Comment lutter contre ce sentiment d'impuissance qui les submerge parfois ? Dans une interview récente au « Monde », Valérie Masson-Delmotte a évoqué un « maelström d'émotions », le « sentiment de culpabilité de ne pas faire assez », « la colère devant l'indifférence ou le déni ». Magali Reghezza-Zitt ne dit pas autre chose. « C'est difficile de voir des gens en pleurs après une conférence », témoigne-t-elle.

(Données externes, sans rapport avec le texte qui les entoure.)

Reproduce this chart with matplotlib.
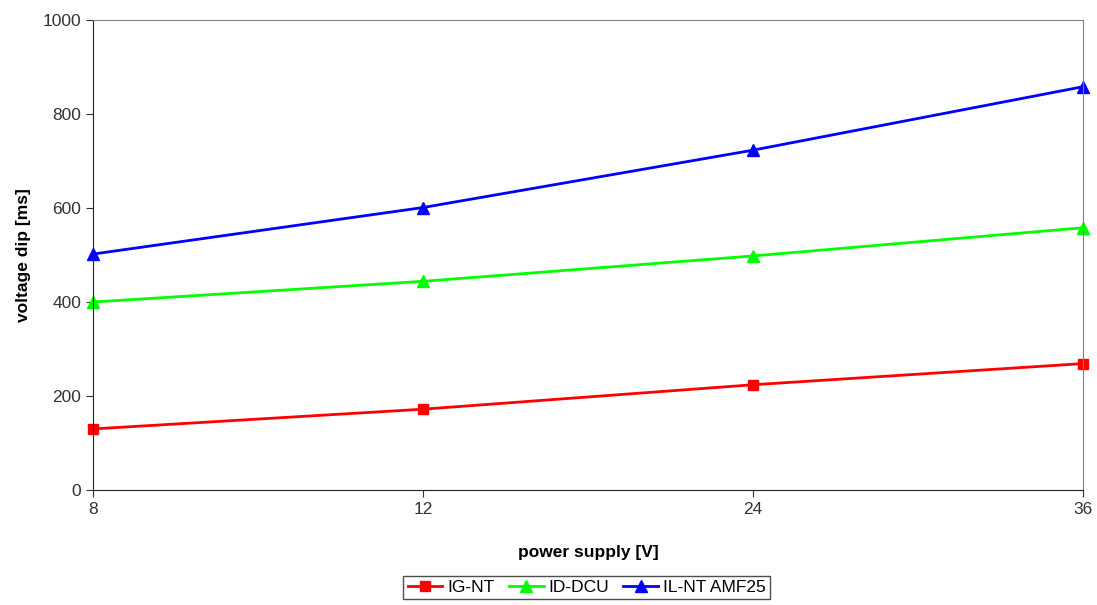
import matplotlib
matplotlib.use('Agg')
import matplotlib.pyplot as plt

plt.rcParams['font.family'] = ['Liberation Sans', 'DejaVu Sans']

#categories on the x axis (equally spaced)
supply = ['8', '12', '24', '36']

#voltage dip values (ms)
ig_nt = [130, 172, 224, 269]
id_dcu = [400, 444, 498, 558]
il_nt_amf25 = [502, 601, 723, 858]

fig = plt.figure(figsize=(10.97, 6.05), dpi=100)
ax = fig.add_axes([0.0848, 0.19, 0.9024, 0.777])

x = range(len(supply))
ax.plot(x, ig_nt, color='#ff0000', marker='s', markersize=7, linewidth=2, label='IG-NT', clip_on=False)
ax.plot(x, id_dcu, color='#00ff00', marker='^', markersize=8, linewidth=2, label='ID-DCU', clip_on=False)
ax.plot(x, il_nt_amf25, color='#0000ff', marker='^', markersize=8, linewidth=2, label='IL-NT AMF25', clip_on=False)

ax.set_xlim(0, len(supply) - 1)
ax.set_ylim(0, 1000)
ax.set_xticks(list(x))
ax.set_xticklabels(supply)
ax.set_yticks([0, 200, 400, 600, 800, 1000])
ax.tick_params(axis='both', labelsize=12.5, colors='#333333', length=5, direction='out')
for side in ['top', 'right']:
    ax.spines[side].set_color('#808080')
for side in ['left', 'bottom']:
    ax.spines[side].set_color('#222222')

ax.set_xlabel('power supply [V]', fontsize=12.5, fontweight='bold', labelpad=20)
ax.set_ylabel('voltage dip [ms]', fontsize=12.5, fontweight='bold', labelpad=8)

leg = fig.legend(loc='lower center', bbox_to_anchor=(0.535, -0.005), ncol=3, fontsize=12.5,
                 frameon=True, fancybox=False, edgecolor='#222222', handlelength=2.0,
                 handletextpad=0.3, columnspacing=0.8, borderpad=0.25)
leg.get_frame().set_linewidth(1.0)

fig.savefig('out.png', dpi=100)
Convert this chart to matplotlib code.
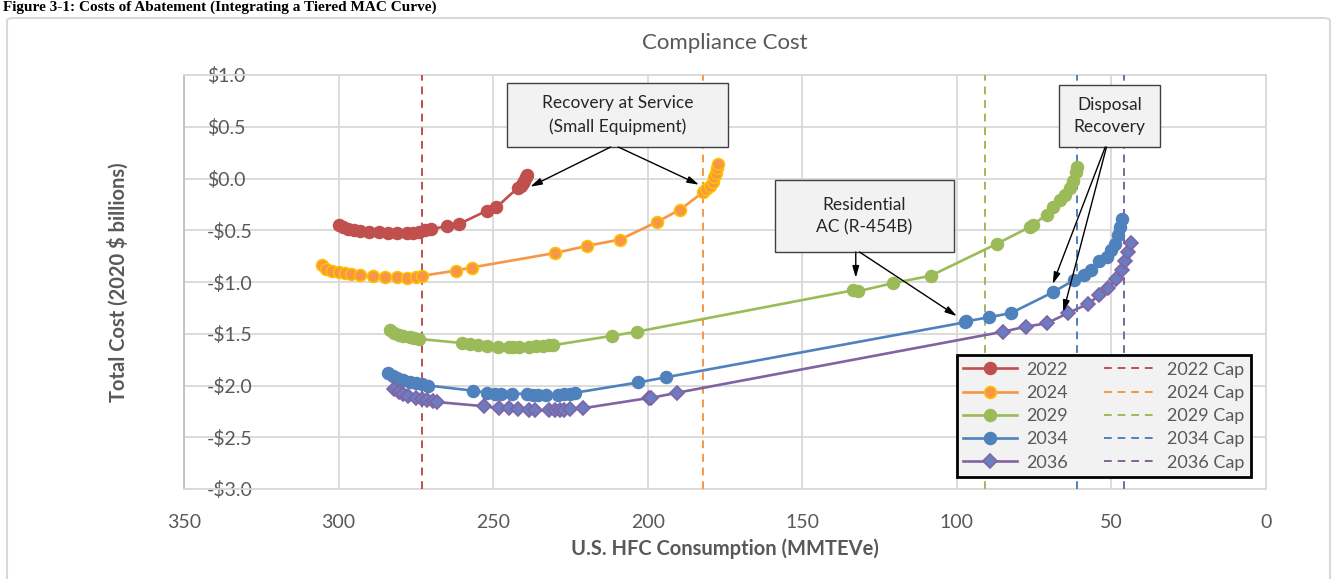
import matplotlib.pyplot as plt
from matplotlib.patches import FancyBboxPatch, Rectangle

plt.rcParams['font.family'] = ['Lato', 'DejaVu Sans']

# compliance cost curves, x = U.S. HFC consumption (MMTEVe), y = total cost ($ billions)
x_2022 = [300, 298.5, 297, 295, 293, 290, 287, 284, 281, 278, 276, 274, 272, 270, 265, 261,
          252, 249, 242, 241, 240.5, 240, 239.5, 239]
y_2022 = [-0.45, -0.47, -0.49, -0.50, -0.51, -0.52, -0.52, -0.53, -0.53, -0.53, -0.53, -0.52,
          -0.50, -0.49, -0.46, -0.44, -0.31, -0.28, -0.09, -0.07, -0.04, -0.02, 0.01, 0.03]

x_2024 = [305.5, 304, 302, 300, 298, 296, 293, 289, 285, 281, 278, 275, 273, 262, 257, 230,
          219.5, 209, 197, 189.5, 182, 181, 180, 179, 178.5, 178, 177.5, 177.3]
y_2024 = [-0.84, -0.87, -0.89, -0.90, -0.91, -0.92, -0.93, -0.94, -0.95, -0.95, -0.96, -0.95,
          -0.94, -0.89, -0.86, -0.72, -0.65, -0.59, -0.42, -0.30, -0.13, -0.10, -0.07, -0.03,
          0.01, 0.05, 0.10, 0.14]

x_2029 = [283.5, 282, 280.5, 279, 277, 275.5, 274, 260, 257.5, 255, 252, 248.5, 245, 243.5,
          241.5, 238.5, 236, 234, 232, 230.5, 211.5, 203.5, 133.5, 132, 120.5, 108.5, 87,
          76.5, 75.5, 71, 69, 66.5, 65, 63.5, 62.5, 61.5, 61]
y_2029 = [-1.46, -1.49, -1.51, -1.52, -1.53, -1.54, -1.55, -1.59, -1.60, -1.61, -1.62, -1.63,
          -1.63, -1.63, -1.63, -1.63, -1.62, -1.62, -1.61, -1.61, -1.52, -1.48, -1.08, -1.09,
          -1.01, -0.94, -0.63, -0.47, -0.45, -0.35, -0.28, -0.21, -0.16, -0.09, -0.02, 0.06, 0.11]

x_2034 = [284, 282.5, 281, 279, 277, 275, 273, 271, 256.5, 252, 249.5, 247.5, 244, 239, 237,
          235.5, 233, 229, 227, 225, 223.5, 203, 194, 97.5, 97, 89.5, 82.5, 69, 62, 59, 56.5,
          54, 51.5, 50, 49, 48, 47.2, 46.5]
y_2034 = [-1.88, -1.91, -1.93, -1.95, -1.97, -1.98, -1.99, -2.00, -2.05, -2.07, -2.08, -2.08,
          -2.08, -2.08, -2.09, -2.09, -2.09, -2.09, -2.08, -2.08, -2.07, -1.97, -1.92, -1.39,
          -1.38, -1.34, -1.30, -1.10, -0.98, -0.93, -0.88, -0.80, -0.76, -0.69, -0.63, -0.55,
          -0.47, -0.39]

x_2036 = [282, 280.5, 279, 277.5, 275, 273, 271.5, 269.5, 268, 253, 248, 245, 242, 238.5,
          236.5, 232, 230, 228.5, 227, 225, 221, 199.5, 199, 190.5, 85, 77.5, 71, 64, 57.5,
          54, 51, 48.5, 46.7, 45.6, 44.5, 43.7]
y_2036 = [-2.03, -2.06, -2.08, -2.10, -2.12, -2.13, -2.14, -2.15, -2.16, -2.20, -2.22, -2.22,
          -2.23, -2.24, -2.24, -2.24, -2.24, -2.24, -2.24, -2.23, -2.22, -2.12, -2.12, -2.07,
          -1.48, -1.43, -1.40, -1.30, -1.21, -1.13, -1.06, -0.97, -0.88, -0.80, -0.71, -0.62]

# consumption caps per year
cap_years = ['2022', '2024', '2029', '2034', '2036']
cap_values = [273, 182, 91, 61, 46]

x_ticks = [350, 300, 250, 200, 150, 100, 50, 0]
y_ticks = [1.0, 0.5, 0.0, -0.5, -1.0, -1.5, -2.0, -2.5, -3.0]
y_tick_labels = ['$1.0', '$0.5', '$0.0', '-$0.5', '-$1.0', '-$1.5', '-$2.0', '-$2.5', '-$3.0']

grey = '#595959'
series = [
    ('2022', x_2022, y_2022, '#c0504d', 'o', '#c0504d', '#c0504d', 8.5),
    ('2024', x_2024, y_2024, '#f79646', 'o', '#f79646', '#ffc000', 8.5),
    ('2029', x_2029, y_2029, '#9bbb59', 'o', '#9bbb59', '#9bbb59', 8.5),
    ('2034', x_2034, y_2034, '#4f81bd', 'o', '#4f81bd', '#4f81bd', 8.5),
    ('2036', x_2036, y_2036, '#8064a2', 'D', '#6c7cc0', '#8064a2', 7),
]
cap_colors = ['#c0504d', '#f79646', '#9bbb59', '#4f81bd', '#8064a2']

fig = plt.figure(figsize=(13.33, 5.79), dpi=100)
ax = fig.add_axes([184 / 1333, 1 - 489 / 579, 1082 / 1333, 414 / 579])

# outer chart frame
fig.patches.append(FancyBboxPatch((7 / 1333, -0.05), 1323 / 1333, 1.0 - 18 / 579 + 0.05,
                                  boxstyle='round,pad=0,rounding_size=0.005',
                                  transform=fig.transFigure, facecolor='none',
                                  edgecolor='#d9d9d9', linewidth=1.5))

# caption above the chart frame
fig.text(0.002, 1.0 - 1 / 579, 'Figure 3-1: Costs of Abatement (Integrating a Tiered MAC Curve)',
         family='Liberation Serif', fontsize=11, fontweight='bold', va='top', ha='left',
         color='black')

handles = []
for name, xs, ys, col, mk, mfc, mec, ms in series:
    h, = ax.plot(xs, ys, color=col, lw=1.9, marker=mk, markersize=ms,
                 markerfacecolor=mfc, markeredgecolor=mec, markeredgewidth=1.2,
                 label=name, zorder=4)
    handles.append(h)

for yr, cv, col in zip(cap_years, cap_values, cap_colors):
    h = ax.axvline(cv, color=col, lw=1.4, linestyle=(0, (4, 3)), label=yr + ' Cap', zorder=3)
    handles.append(h)

ax.set_xlim(350, 0)
ax.set_ylim(-3.0, 1.0)
ax.set_xticks(x_ticks)
ax.set_yticks(y_ticks)
ax.set_yticklabels(y_tick_labels)
ax.grid(True, color='#d9d9d9', lw=1.3)
ax.set_axisbelow(True)
for s in ax.spines.values():
    s.set_color('#d9d9d9')
    s.set_linewidth(1.3)
ax.spines['left'].set_color('#bfbfbf')
ax.tick_params(axis='both', length=0, labelsize=14, labelcolor=grey)
ax.tick_params(axis='x', pad=18)
ax.tick_params(axis='y', pad=-16.5)
for lbl in ax.get_yticklabels():
    lbl.set_horizontalalignment('left')

ax.set_title('Compliance Cost', fontsize=16, color=grey, pad=19)
ax.set_xlabel('U.S. HFC Consumption (MMTEVe)', fontsize=14.5, fontweight='bold',
              color=grey, labelpad=5)
ax.set_ylabel('Total Cost (2020 $ billions)', fontsize=14.5, fontweight='bold',
              color=grey, labelpad=40)

leg = ax.legend(handles=handles, ncol=2, loc='lower right', bbox_to_anchor=(0.986, 0.029),
                borderaxespad=0, fontsize=13, frameon=True, fancybox=False, framealpha=1,
                facecolor='#f2f2f2', edgecolor='black', handlelength=3.0,
                columnspacing=2.0, labelspacing=0.4, borderpad=0.35, handletextpad=0.5)
leg.get_frame().set_linewidth(2)
for t in leg.get_texts():
    t.set_color(grey)

arrow = dict(arrowstyle='-|>,head_length=0.7,head_width=0.2', color='black', lw=1.0,
             shrinkA=0, shrinkB=0)


def callout(x0, x1, y0, y1, text):
    ax.add_patch(Rectangle((x1, y1), x0 - x1, y0 - y1, facecolor='#f2f2f2',
                           edgecolor='#404040', lw=1.0, zorder=6))
    ax.text((x0 + x1) / 2, (y0 + y1) / 2, text, ha='center', va='center',
            fontsize=12.5, color='#262626', linespacing=1.5, zorder=7)


callout(245.5, 174.0, 0.923, 0.304, 'Recovery at Service\n(Small Equipment)')
ax.annotate('', xy=(238, -0.08), xytext=(212, 0.304), arrowprops=arrow, zorder=6)
ax.annotate('', xy=(183.4, -0.06), xytext=(209.5, 0.304), arrowprops=arrow, zorder=6)

callout(158.8, 100.9, -0.014, -0.71, 'Residential\nAC (R-454B)')
ax.annotate('', xy=(132.7, -0.96), xytext=(132.7, -0.71), arrowprops=arrow, zorder=6)
ax.annotate('', xy=(100, -1.33), xytext=(131.5, -0.71), arrowprops=arrow, zorder=6)

callout(66.96, 34.3, 0.903, 0.304, 'Disposal\nRecovery')
ax.annotate('', xy=(69, -1.02), xytext=(52, 0.304), arrowprops=arrow, zorder=6)
ax.annotate('', xy=(65.6, -1.29), xytext=(51.6, 0.304), arrowprops=arrow, zorder=6)

fig.savefig('out.png', dpi=100)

Pour autant, les scientifiques ne baissent pas les bras, refusant de céder au défaitisme - et à l'écoanxiété. Robert Vautard s'est inscrit sur LinkedIn, « pour transmettre des informations aux décideurs, tournés vers les solutions et l'action ». « Je garde espoir. La société évolue. Trop lentement, pas assez, mais on ne peut pas dire qu'il ne se passe rien ! », dit-il, évoquant la montée en puissance des énergies renouvelables ou des enjeux liés à l'eau.

D'autres, comme Magali Reghezza-Zitt, restent actifs sur les médias grand public, même si c'est parfois difficile. « Les chercheurs sont par nature réservés, pudiques, émotifs : ils se font violence pour intervenir à la radio ou à la télévision », affirme-t-elle. « Mais nous en sommes convaincus, vulgariser et transmettre les résultats de nos travaux fait partie intégrante de notre mission ».